PROBLEM TO SOLVE.
Do not include the pictures; repeat the rest of the data exactly.

====== DATA ======

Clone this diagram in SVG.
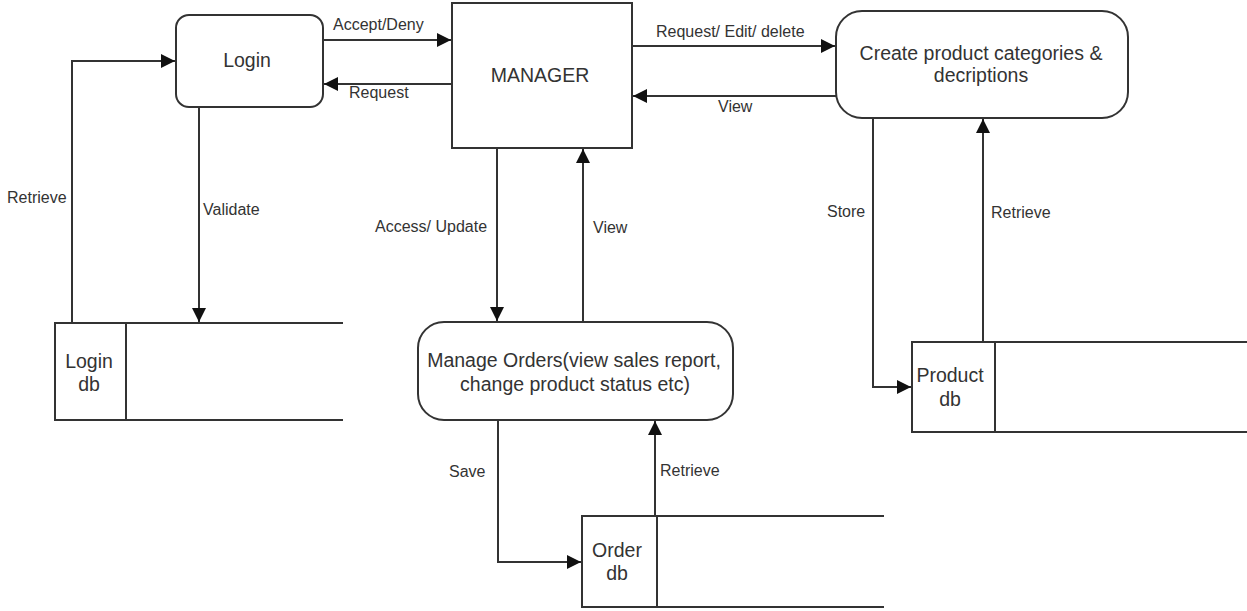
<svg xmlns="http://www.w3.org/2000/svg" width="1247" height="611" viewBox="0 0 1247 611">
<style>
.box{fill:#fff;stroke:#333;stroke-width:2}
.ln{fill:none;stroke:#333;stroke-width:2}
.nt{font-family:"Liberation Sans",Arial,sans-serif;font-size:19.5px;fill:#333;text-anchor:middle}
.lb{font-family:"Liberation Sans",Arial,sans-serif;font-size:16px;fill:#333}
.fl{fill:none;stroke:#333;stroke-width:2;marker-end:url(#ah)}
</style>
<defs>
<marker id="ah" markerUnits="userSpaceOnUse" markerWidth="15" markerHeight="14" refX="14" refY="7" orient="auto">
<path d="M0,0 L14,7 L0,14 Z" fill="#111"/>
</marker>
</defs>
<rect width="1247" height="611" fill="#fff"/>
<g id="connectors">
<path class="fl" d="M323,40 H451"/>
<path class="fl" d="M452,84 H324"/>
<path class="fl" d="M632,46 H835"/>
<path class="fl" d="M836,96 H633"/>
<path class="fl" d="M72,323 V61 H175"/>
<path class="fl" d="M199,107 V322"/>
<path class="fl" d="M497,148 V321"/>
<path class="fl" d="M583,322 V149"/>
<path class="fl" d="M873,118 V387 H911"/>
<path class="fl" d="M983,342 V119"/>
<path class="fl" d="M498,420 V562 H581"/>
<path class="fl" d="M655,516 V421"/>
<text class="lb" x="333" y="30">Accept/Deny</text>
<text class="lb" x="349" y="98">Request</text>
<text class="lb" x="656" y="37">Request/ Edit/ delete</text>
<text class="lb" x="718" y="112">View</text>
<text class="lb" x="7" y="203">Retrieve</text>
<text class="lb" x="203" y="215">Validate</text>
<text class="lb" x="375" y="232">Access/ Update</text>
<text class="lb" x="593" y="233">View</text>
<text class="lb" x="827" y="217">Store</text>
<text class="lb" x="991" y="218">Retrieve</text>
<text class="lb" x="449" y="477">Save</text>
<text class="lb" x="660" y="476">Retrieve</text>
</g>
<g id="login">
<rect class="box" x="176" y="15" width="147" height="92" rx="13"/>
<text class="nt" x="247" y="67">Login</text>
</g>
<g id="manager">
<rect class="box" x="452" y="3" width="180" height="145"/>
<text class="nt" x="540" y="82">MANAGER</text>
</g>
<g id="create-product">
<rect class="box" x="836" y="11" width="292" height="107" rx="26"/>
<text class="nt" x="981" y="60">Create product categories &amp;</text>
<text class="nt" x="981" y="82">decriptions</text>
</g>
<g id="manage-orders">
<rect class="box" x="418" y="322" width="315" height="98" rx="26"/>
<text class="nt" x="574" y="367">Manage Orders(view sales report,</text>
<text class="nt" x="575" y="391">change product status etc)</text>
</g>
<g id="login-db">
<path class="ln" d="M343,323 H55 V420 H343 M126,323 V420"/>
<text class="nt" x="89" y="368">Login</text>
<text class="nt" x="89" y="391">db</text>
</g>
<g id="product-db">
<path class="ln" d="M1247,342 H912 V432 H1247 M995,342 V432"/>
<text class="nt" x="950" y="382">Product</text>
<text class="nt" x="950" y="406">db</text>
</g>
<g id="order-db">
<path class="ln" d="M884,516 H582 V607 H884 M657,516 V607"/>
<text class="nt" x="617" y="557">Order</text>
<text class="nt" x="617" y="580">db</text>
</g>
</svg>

======

EXERCISE SOLUTION.
Clone this diagram in SVG.
<svg xmlns="http://www.w3.org/2000/svg" width="1247" height="611" viewBox="0 0 1247 611">
<style>
.box{fill:#fff;stroke:#333;stroke-width:2}
.ln{fill:none;stroke:#333;stroke-width:2}
.nt{font-family:"Liberation Sans",Arial,sans-serif;font-size:19.5px;fill:#333;text-anchor:middle}
.lb{font-family:"Liberation Sans",Arial,sans-serif;font-size:16px;fill:#333}
.fl{fill:none;stroke:#333;stroke-width:2;marker-end:url(#ah)}
</style>
<defs>
<marker id="ah" markerUnits="userSpaceOnUse" markerWidth="15" markerHeight="14" refX="14" refY="7" orient="auto">
<path d="M0,0 L14,7 L0,14 Z" fill="#111"/>
</marker>
</defs>
<rect width="1247" height="611" fill="#fff"/>
<g id="connectors">
<path class="fl" d="M323,40 H451"/>
<path class="fl" d="M452,84 H324"/>
<path class="fl" d="M632,46 H835"/>
<path class="fl" d="M836,96 H633"/>
<path class="fl" d="M72,323 V61 H175"/>
<path class="fl" d="M199,107 V322"/>
<path class="fl" d="M497,148 V321"/>
<path class="fl" d="M583,322 V149"/>
<path class="fl" d="M873,118 V387 H911"/>
<path class="fl" d="M983,342 V119"/>
<path class="fl" d="M498,420 V562 H581"/>
<path class="fl" d="M655,516 V421"/>
<text class="lb" x="333" y="30">Accept/Deny</text>
<text class="lb" x="349" y="98">Request</text>
<text class="lb" x="656" y="37">Request/ Edit/ delete</text>
<text class="lb" x="718" y="112">View</text>
<text class="lb" x="7" y="203">Retrieve</text>
<text class="lb" x="203" y="215">Validate</text>
<text class="lb" x="375" y="232">Access/ Update</text>
<text class="lb" x="593" y="233">View</text>
<text class="lb" x="827" y="217">Store</text>
<text class="lb" x="991" y="218">Retrieve</text>
<text class="lb" x="449" y="477">Save</text>
<text class="lb" x="660" y="476">Retrieve</text>
</g>
<g id="login">
<rect class="box" x="176" y="15" width="147" height="92" rx="13"/>
<text class="nt" x="247" y="67">Login</text>
</g>
<g id="manager">
<rect class="box" x="452" y="3" width="180" height="145"/>
<text class="nt" x="540" y="82">MANAGER</text>
</g>
<g id="create-product">
<rect class="box" x="836" y="11" width="292" height="107" rx="26"/>
<text class="nt" x="981" y="60">Create product categories &amp;</text>
<text class="nt" x="981" y="82">decriptions</text>
</g>
<g id="manage-orders">
<rect class="box" x="418" y="322" width="315" height="98" rx="26"/>
<text class="nt" x="574" y="367">Manage Orders(view sales report,</text>
<text class="nt" x="575" y="391">change product status etc)</text>
</g>
<g id="login-db">
<path class="ln" d="M343,323 H55 V420 H343 M126,323 V420"/>
<text class="nt" x="89" y="368">Login</text>
<text class="nt" x="89" y="391">db</text>
</g>
<g id="product-db">
<path class="ln" d="M1247,342 H912 V432 H1247 M995,342 V432"/>
<text class="nt" x="950" y="382">Product</text>
<text class="nt" x="950" y="406">db</text>
</g>
<g id="order-db">
<path class="ln" d="M884,516 H582 V607 H884 M657,516 V607"/>
<text class="nt" x="617" y="557">Order</text>
<text class="nt" x="617" y="580">db</text>
</g>
</svg>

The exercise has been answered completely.